** Start LISTING **
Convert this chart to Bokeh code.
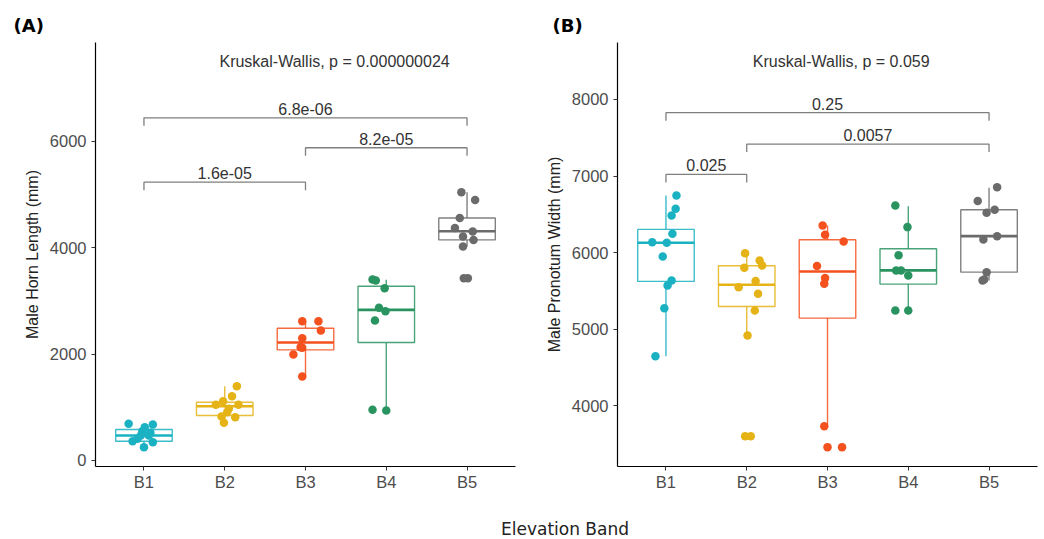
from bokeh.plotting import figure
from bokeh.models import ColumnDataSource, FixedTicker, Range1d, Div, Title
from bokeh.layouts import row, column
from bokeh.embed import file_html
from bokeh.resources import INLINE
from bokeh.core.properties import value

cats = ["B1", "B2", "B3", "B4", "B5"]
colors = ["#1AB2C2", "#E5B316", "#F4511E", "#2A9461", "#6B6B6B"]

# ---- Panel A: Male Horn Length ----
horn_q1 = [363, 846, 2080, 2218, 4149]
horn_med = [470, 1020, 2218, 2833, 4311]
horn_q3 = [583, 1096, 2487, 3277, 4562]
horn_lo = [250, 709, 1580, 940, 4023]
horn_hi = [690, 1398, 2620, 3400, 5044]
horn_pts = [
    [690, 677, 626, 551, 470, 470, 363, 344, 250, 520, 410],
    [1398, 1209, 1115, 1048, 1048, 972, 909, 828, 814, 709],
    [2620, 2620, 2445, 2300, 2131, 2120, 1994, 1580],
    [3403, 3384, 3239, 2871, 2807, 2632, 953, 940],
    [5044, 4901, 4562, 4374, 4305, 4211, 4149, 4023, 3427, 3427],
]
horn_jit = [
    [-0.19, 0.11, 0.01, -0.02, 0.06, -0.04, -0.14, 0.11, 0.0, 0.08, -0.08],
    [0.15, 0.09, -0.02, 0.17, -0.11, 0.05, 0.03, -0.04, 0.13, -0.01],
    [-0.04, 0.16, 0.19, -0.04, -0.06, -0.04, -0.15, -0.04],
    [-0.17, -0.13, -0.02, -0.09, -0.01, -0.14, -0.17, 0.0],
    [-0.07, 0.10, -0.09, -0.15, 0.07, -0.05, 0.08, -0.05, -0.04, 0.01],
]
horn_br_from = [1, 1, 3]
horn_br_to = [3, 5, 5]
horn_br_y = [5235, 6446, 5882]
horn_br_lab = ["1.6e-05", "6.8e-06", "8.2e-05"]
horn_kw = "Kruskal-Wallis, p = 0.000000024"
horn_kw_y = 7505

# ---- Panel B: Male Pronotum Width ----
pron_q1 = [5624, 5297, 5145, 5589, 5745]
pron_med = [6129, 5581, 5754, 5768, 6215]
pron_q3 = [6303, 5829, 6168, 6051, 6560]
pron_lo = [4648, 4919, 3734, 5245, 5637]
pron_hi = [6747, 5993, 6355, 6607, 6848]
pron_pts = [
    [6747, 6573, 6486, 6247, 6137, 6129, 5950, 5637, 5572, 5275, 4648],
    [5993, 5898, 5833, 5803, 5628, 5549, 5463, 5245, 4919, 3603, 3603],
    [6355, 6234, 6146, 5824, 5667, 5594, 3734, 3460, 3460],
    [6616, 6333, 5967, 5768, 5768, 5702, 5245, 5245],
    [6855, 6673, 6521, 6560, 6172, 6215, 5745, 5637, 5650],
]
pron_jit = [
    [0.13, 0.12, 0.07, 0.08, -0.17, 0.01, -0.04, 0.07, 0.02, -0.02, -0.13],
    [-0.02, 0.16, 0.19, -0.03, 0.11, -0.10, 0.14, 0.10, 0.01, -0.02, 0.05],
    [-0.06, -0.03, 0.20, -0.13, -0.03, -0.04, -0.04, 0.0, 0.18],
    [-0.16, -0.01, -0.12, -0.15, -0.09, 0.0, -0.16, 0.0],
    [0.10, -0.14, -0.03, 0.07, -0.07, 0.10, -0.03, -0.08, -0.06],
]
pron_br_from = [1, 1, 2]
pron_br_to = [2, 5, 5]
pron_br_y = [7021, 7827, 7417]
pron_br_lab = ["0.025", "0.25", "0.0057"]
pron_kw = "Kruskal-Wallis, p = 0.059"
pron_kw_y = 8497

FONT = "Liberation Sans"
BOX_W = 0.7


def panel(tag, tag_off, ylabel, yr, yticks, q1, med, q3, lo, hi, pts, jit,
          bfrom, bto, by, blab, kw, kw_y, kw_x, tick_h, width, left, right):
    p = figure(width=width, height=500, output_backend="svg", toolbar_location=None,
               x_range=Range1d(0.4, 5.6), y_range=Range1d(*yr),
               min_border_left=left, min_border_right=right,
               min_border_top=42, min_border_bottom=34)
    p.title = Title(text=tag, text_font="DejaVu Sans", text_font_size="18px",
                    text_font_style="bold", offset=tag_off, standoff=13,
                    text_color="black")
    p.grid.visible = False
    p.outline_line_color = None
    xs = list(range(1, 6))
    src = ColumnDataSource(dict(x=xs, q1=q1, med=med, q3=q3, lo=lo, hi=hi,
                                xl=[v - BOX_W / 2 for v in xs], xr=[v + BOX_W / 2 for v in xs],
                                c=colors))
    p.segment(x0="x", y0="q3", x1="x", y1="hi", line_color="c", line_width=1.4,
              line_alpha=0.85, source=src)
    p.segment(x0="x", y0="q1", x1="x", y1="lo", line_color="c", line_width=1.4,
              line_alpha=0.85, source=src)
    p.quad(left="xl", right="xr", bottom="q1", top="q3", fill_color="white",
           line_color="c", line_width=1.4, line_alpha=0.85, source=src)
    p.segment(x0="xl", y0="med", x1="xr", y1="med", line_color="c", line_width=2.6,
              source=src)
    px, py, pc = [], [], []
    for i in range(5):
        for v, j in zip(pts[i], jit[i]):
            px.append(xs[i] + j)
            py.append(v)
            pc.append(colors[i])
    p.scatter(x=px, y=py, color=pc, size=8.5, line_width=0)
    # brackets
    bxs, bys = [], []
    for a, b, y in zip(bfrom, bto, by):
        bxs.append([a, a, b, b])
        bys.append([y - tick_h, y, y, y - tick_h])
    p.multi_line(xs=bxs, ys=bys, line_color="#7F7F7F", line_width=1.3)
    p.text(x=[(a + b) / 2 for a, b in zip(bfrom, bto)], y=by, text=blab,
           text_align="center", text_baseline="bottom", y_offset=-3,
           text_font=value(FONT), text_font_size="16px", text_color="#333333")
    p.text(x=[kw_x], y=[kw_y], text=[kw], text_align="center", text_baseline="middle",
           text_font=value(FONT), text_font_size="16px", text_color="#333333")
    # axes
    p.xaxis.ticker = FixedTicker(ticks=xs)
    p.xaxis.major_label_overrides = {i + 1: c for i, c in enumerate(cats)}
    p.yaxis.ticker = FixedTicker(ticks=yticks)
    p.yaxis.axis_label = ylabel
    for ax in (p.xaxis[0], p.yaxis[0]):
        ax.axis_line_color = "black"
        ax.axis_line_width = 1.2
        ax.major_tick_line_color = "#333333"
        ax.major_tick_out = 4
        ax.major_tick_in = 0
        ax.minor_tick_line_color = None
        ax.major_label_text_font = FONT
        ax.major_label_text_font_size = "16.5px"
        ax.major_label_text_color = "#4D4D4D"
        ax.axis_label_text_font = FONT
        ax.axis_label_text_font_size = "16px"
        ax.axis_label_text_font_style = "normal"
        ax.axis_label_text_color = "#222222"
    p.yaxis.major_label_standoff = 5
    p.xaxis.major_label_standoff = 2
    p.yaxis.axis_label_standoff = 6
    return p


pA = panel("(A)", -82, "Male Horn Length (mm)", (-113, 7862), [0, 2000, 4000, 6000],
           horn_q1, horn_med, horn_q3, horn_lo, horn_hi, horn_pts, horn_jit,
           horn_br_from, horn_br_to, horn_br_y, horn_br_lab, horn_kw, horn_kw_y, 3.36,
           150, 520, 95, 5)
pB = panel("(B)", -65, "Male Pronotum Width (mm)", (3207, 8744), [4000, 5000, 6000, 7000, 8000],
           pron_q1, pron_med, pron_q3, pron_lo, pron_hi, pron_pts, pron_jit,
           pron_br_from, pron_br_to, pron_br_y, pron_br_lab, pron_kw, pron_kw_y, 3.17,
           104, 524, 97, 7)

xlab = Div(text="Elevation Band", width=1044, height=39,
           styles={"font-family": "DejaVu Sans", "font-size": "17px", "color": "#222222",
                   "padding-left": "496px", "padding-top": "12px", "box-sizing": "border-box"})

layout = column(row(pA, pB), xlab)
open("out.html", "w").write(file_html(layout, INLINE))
** End LISTING **
** Start LISTING **
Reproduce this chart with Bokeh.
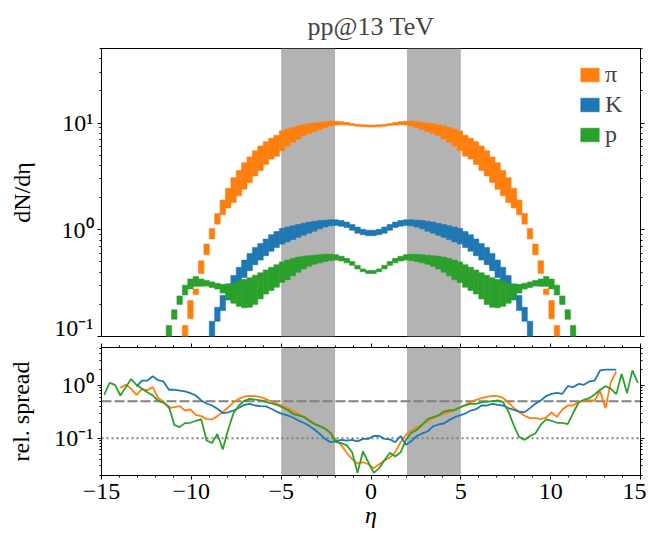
** End LISTING **
** Start LISTING **
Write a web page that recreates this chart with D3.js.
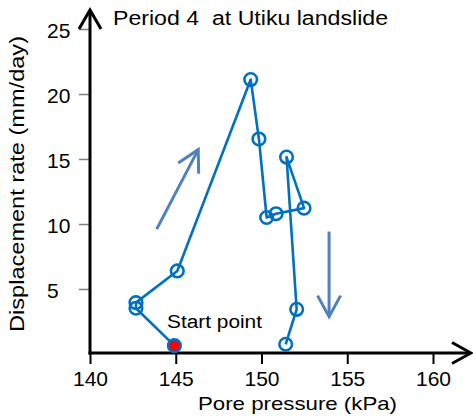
** End LISTING **
WHAT NEEDS TO BE DONE —
Locate all lines holding the word "this", then copy them out.

COMPLETE RESPONSE —
Convert this chart to Bokeh code.
Reproduce this chart with Bokeh.
Write a web page that recreates this chart with D3.js.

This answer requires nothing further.